The other issue, is that of 4181 copies of the survey distributed, about 1400 weren’t completed. A previous study in America which came to the conclusion that 1 in 5 college women were sexual assault victims had a similar problem, and it has been suggested that this may have skewed the results because victims were more motivated to complete the survey than non-victims.

Another problem which has come up in previous studies is unfairly broadening what constitutes as rape. For example, there are some people who think having sex when drunk is rape because they “don’t have the capacity to consent to sex”, or just simply regretting it afterwards, despite giving affirmative consent at the time.

Situations like this, where a woman consents to sex but later regrets it, or willingly gets drunk, sleeps with someone, then decides the next morning to claim they were raped, are an insult to women who are genuine victims of this crime. I’m not saying that this is what happened in this study (it’s really too vague to tell either way), but I do think that 1 in 12 is a highly suspicious number. That would be an epidemic. Sweden, the country with the second highest rape statistics in the world, currently has a 1 in 4 figure  allegedly. I’m just skeptical that we could really be have a figure as high as 1/3 as bad as that.

But according to this writer, rather than being angry, the best course of action for feminists is to quieten down, so that men might be more comfortable with us and make the world better for us. He suggests, “You want the word about unwanted harassment* to be heard by men? Then do it through other men.” We should demurely ask for a safe environment in which to get an education and the same opportunities as men, instead of demanding them.

Just a genuine question here, but what opportunities do men have in the first world that women don’t? Genuinely, I would like to know. If there really are opportunities that we have, but women don’t, then tell us what they are so we can work on fixing the issue.

The subtext is that no one is going to listen to an angry (one notch below “hysterical”) woman. Excuse me while my head explodes.

Anger is one thing. Whining is another. Nobody likes to listen to whining.
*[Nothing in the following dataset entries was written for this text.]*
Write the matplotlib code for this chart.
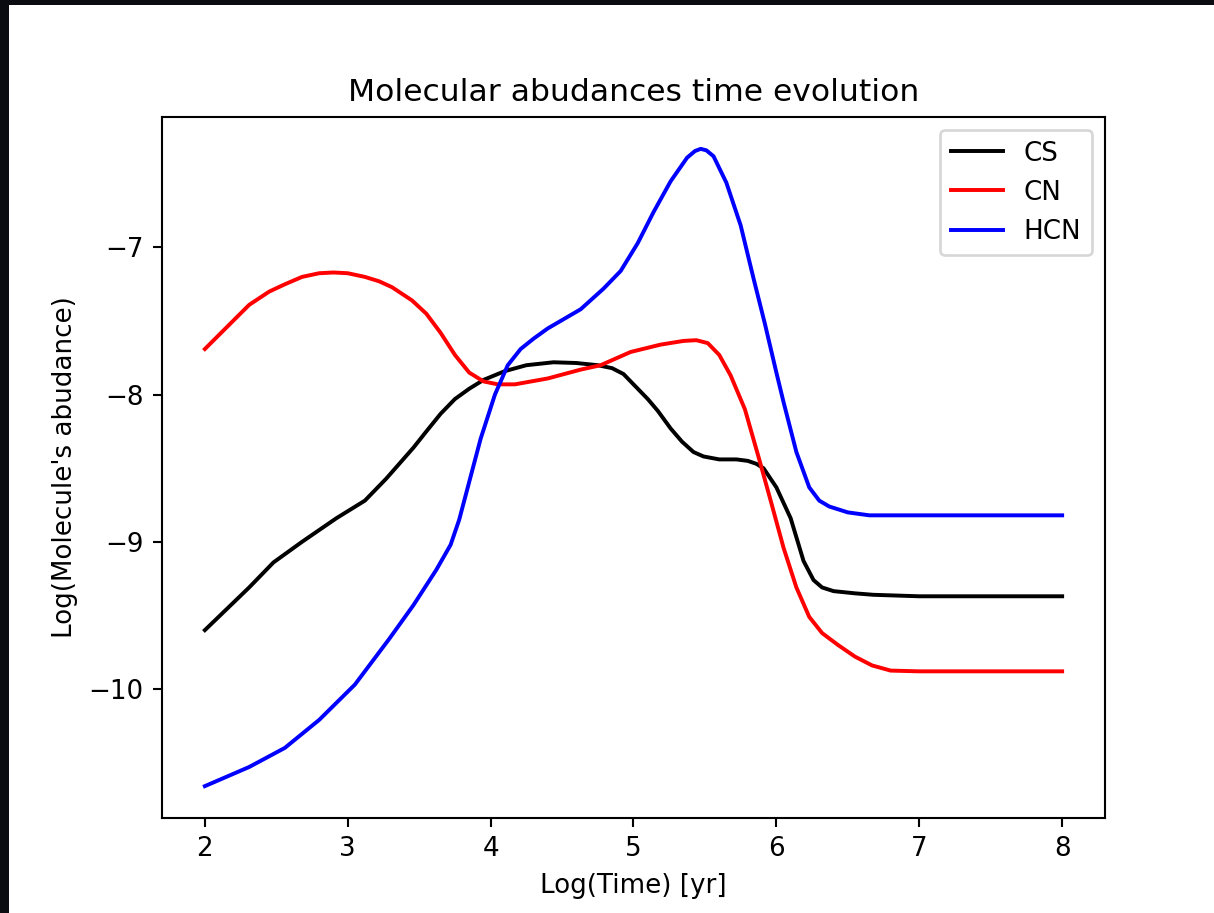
import matplotlib
matplotlib.use("Agg")
import matplotlib.pyplot as plt
from matplotlib.patches import Rectangle

# values (log10 time in yr, log10 abundance)
cs_x = [2.00, 2.31, 2.48, 2.68, 2.92, 3.12, 3.27, 3.46, 3.55, 3.65, 3.75, 3.85, 3.95,
        4.10, 4.25, 4.44, 4.60, 4.75, 4.85, 4.93, 5.03, 5.10, 5.17, 5.26, 5.34, 5.42,
        5.49, 5.60, 5.72, 5.80, 5.86, 5.91, 6.00, 6.10, 6.19, 6.26, 6.32, 6.40, 6.55,
        6.68, 7.00, 8.00]
cs_y = [-9.60, -9.31, -9.14, -9.00, -8.84, -8.72, -8.57, -8.36, -8.25, -8.13, -8.03, -7.96, -7.90,
        -7.84, -7.80, -7.78, -7.785, -7.80, -7.82, -7.86, -7.96, -8.03, -8.11, -8.23, -8.32, -8.39,
        -8.42, -8.44, -8.44, -8.45, -8.47, -8.50, -8.63, -8.84, -9.13, -9.26, -9.31, -9.335, -9.35,
        -9.36, -9.37, -9.37]

cn_x = [2.00, 2.31, 2.45, 2.56, 2.68, 2.80, 2.90, 3.00, 3.12, 3.22, 3.31, 3.45, 3.55,
        3.65, 3.75, 3.85, 3.95, 4.05, 4.17, 4.40, 4.63, 4.77, 4.98, 5.19, 5.35, 5.44,
        5.52, 5.60, 5.68, 5.78, 5.88, 5.96, 6.05, 6.14, 6.23, 6.32, 6.43, 6.55, 6.67,
        6.80, 7.00, 8.00]
cn_y = [-7.69, -7.39, -7.30, -7.25, -7.20, -7.175, -7.17, -7.175, -7.20, -7.23, -7.27, -7.36, -7.45,
        -7.58, -7.73, -7.85, -7.91, -7.93, -7.93, -7.89, -7.83, -7.80, -7.71, -7.66, -7.635, -7.63,
        -7.65, -7.73, -7.87, -8.10, -8.44, -8.72, -9.04, -9.31, -9.51, -9.62, -9.70, -9.78, -9.84,
        -9.875, -9.88, -9.88]

hcn_x = [2.00, 2.31, 2.56, 2.80, 3.05, 3.29, 3.46, 3.62, 3.72, 3.78, 3.84, 3.93, 4.03,
         4.12, 4.21, 4.30, 4.40, 4.63, 4.79, 4.91, 5.03, 5.14, 5.26, 5.375, 5.43, 5.47,
         5.51, 5.56, 5.65, 5.75, 5.84, 5.92, 6.00, 6.05, 6.14, 6.23, 6.30, 6.37, 6.50,
         6.65, 8.00]
hcn_y = [-10.66, -10.53, -10.40, -10.21, -9.97, -9.66, -9.43, -9.19, -9.02, -8.85, -8.63, -8.30, -8.00,
         -7.80, -7.69, -7.62, -7.55, -7.42, -7.28, -7.16, -6.97, -6.76, -6.55, -6.39, -6.345, -6.33,
         -6.34, -6.38, -6.56, -6.85, -7.21, -7.52, -7.85, -8.05, -8.39, -8.63, -8.72, -8.76, -8.80,
         -8.82, -8.82]

W, H = 1214, 913
dpi = 188.5
fig = plt.figure(figsize=(W / dpi, H / dpi), dpi=dpi, facecolor='#0a0c12')
# white canvas of the screenshot, dark strip on top and left
fig.add_artist(Rectangle((9 / W, 0), 1, (H - 5) / H, transform=fig.transFigure,
                         facecolor='white', edgecolor='none', zorder=-1))

ax = fig.add_axes([162 / W, 1 - 818 / H, (1105 - 162) / W, (818 - 117) / H])
ax.plot(cs_x, cs_y, color='black', label='CS')
ax.plot(cn_x, cn_y, color='red', label='CN')
ax.plot(hcn_x, hcn_y, color='blue', label='HCN')

ax.set_title('Molecular abudances time evolution')
ax.set_xlabel('Log(Time) [yr]')
ax.set_ylabel("Log(Molecule's abudance)")
ax.legend(loc='upper right')

fig.savefig('out.png', dpi=dpi)
plt.close()
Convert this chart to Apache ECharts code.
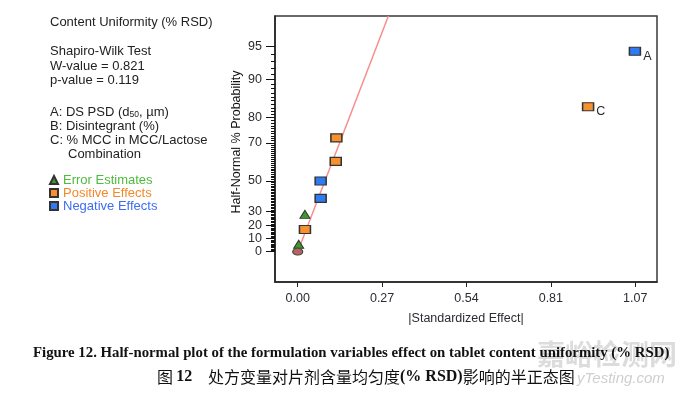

During my couch-based weekend I also watched The Hunting Ground, a chilling documentary on Netflix about not only the prevalence of campus rape at American universities, but the extent to which those universities have gone to to cover up sexual assaults in order to preserve their reputations. I would suggest that anyone seeking to question “the veracity of the concept of rape culture” – as this article does – watch it. Or read the TIME article about military sexual assault victims in the US being dishonourably discharged after filing complaints.

And yet feminists are still silent about the “rape culture” that is actually coming in to Europe as we speak.

And as for the “The Hunting Ground” there is a lot of controversy surrounding in it regards to how accurate it really is.

Chimamanda Ngozi Adichie closes her essay with a paragraph about “the best feminist she knows”, her brother Kene. There are a lot of wonderful male feminists. Obama is one. My boyfriend is one. My brother is one. My Dad is one – he bought me this book.

I feel like the idea that complaining about experiences of harassment openly and often might be the equivalent of “man-hating” is just harmful and dated at this point. Obviously not at all men are rapists. Can we just take that for granted and talk about what actually matters?

Yes, lets talk about what actually matters… the truth. Not hysteria and lies. Nothing but the truth.

Adichie ends by saying that “All of us, women and men, must do better”. And I can’t possibly say it any better than that.

If by “do better” you mean “blindly assume that every single thing that feminists say is true”, then I disagree. If you actually care about working towards a society in which men and women alike are treated as equals and given the respect they deserve, then I agree.